(Stored records)
----

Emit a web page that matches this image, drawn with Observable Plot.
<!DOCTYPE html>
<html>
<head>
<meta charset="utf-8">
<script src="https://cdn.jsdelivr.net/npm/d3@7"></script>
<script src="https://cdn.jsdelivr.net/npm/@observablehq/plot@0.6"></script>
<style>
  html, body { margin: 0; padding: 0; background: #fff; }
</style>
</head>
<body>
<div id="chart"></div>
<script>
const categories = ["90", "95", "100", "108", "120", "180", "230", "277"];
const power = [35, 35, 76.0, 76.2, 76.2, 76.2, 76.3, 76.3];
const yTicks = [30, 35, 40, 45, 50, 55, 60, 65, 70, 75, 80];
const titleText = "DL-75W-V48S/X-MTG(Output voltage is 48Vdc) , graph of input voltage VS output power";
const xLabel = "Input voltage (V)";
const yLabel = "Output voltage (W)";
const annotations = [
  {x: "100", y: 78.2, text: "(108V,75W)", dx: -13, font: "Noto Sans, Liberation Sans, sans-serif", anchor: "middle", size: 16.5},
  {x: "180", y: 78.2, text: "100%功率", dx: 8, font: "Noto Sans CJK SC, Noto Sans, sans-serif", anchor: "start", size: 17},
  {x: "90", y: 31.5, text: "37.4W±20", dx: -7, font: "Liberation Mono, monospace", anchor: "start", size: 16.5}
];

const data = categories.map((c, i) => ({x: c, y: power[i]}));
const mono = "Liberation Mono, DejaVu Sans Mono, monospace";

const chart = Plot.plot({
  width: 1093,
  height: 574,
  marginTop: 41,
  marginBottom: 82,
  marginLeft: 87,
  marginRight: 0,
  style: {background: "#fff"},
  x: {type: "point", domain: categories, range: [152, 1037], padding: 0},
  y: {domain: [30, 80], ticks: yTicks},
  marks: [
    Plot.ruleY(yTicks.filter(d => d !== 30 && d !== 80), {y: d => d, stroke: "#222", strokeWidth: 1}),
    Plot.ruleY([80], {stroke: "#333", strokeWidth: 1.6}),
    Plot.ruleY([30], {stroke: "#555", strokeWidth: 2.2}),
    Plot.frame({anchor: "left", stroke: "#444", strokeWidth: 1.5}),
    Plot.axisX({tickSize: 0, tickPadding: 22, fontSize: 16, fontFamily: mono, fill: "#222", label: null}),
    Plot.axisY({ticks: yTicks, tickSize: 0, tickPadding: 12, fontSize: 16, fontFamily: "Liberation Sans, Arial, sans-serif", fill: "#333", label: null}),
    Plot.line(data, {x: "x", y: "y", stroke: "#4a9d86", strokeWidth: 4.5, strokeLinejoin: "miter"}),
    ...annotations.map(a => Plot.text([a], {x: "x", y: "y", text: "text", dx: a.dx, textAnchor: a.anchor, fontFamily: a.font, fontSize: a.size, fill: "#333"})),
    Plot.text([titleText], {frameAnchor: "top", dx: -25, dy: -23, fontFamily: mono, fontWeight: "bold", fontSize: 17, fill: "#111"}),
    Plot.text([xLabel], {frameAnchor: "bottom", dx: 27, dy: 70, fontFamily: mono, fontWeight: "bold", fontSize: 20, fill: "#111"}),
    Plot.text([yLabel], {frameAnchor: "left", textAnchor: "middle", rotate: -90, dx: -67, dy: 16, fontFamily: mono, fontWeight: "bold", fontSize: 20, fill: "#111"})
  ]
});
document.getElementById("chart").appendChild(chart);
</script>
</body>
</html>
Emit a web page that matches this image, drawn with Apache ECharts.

----

**Instruction**.
Provide all the records again, word for word.

**Solution**.
Emit a web page that matches this image, drawn with Observable Plot.
<!DOCTYPE html>
<html>
<head>
<meta charset="utf-8">
<script src="https://cdn.jsdelivr.net/npm/d3@7"></script>
<script src="https://cdn.jsdelivr.net/npm/@observablehq/plot@0.6"></script>
<style>
  html, body { margin: 0; padding: 0; background: #fff; }
</style>
</head>
<body>
<div id="chart"></div>
<script>
const categories = ["90", "95", "100", "108", "120", "180", "230", "277"];
const power = [35, 35, 76.0, 76.2, 76.2, 76.2, 76.3, 76.3];
const yTicks = [30, 35, 40, 45, 50, 55, 60, 65, 70, 75, 80];
const titleText = "DL-75W-V48S/X-MTG(Output voltage is 48Vdc) , graph of input voltage VS output power";
const xLabel = "Input voltage (V)";
const yLabel = "Output voltage (W)";
const annotations = [
  {x: "100", y: 78.2, text: "(108V,75W)", dx: -13, font: "Noto Sans, Liberation Sans, sans-serif", anchor: "middle", size: 16.5},
  {x: "180", y: 78.2, text: "100%功率", dx: 8, font: "Noto Sans CJK SC, Noto Sans, sans-serif", anchor: "start", size: 17},
  {x: "90", y: 31.5, text: "37.4W±20", dx: -7, font: "Liberation Mono, monospace", anchor: "start", size: 16.5}
];

const data = categories.map((c, i) => ({x: c, y: power[i]}));
const mono = "Liberation Mono, DejaVu Sans Mono, monospace";

const chart = Plot.plot({
  width: 1093,
  height: 574,
  marginTop: 41,
  marginBottom: 82,
  marginLeft: 87,
  marginRight: 0,
  style: {background: "#fff"},
  x: {type: "point", domain: categories, range: [152, 1037], padding: 0},
  y: {domain: [30, 80], ticks: yTicks},
  marks: [
    Plot.ruleY(yTicks.filter(d => d !== 30 && d !== 80), {y: d => d, stroke: "#222", strokeWidth: 1}),
    Plot.ruleY([80], {stroke: "#333", strokeWidth: 1.6}),
    Plot.ruleY([30], {stroke: "#555", strokeWidth: 2.2}),
    Plot.frame({anchor: "left", stroke: "#444", strokeWidth: 1.5}),
    Plot.axisX({tickSize: 0, tickPadding: 22, fontSize: 16, fontFamily: mono, fill: "#222", label: null}),
    Plot.axisY({ticks: yTicks, tickSize: 0, tickPadding: 12, fontSize: 16, fontFamily: "Liberation Sans, Arial, sans-serif", fill: "#333", label: null}),
    Plot.line(data, {x: "x", y: "y", stroke: "#4a9d86", strokeWidth: 4.5, strokeLinejoin: "miter"}),
    ...annotations.map(a => Plot.text([a], {x: "x", y: "y", text: "text", dx: a.dx, textAnchor: a.anchor, fontFamily: a.font, fontSize: a.size, fill: "#333"})),
    Plot.text([titleText], {frameAnchor: "top", dx: -25, dy: -23, fontFamily: mono, fontWeight: "bold", fontSize: 17, fill: "#111"}),
    Plot.text([xLabel], {frameAnchor: "bottom", dx: 27, dy: 70, fontFamily: mono, fontWeight: "bold", fontSize: 20, fill: "#111"}),
    Plot.text([yLabel], {frameAnchor: "left", textAnchor: "middle", rotate: -90, dx: -67, dy: 16, fontFamily: mono, fontWeight: "bold", fontSize: 20, fill: "#111"})
  ]
});
document.getElementById("chart").appendChild(chart);
</script>
</body>
</html>
Emit a web page that matches this image, drawn with Apache ECharts.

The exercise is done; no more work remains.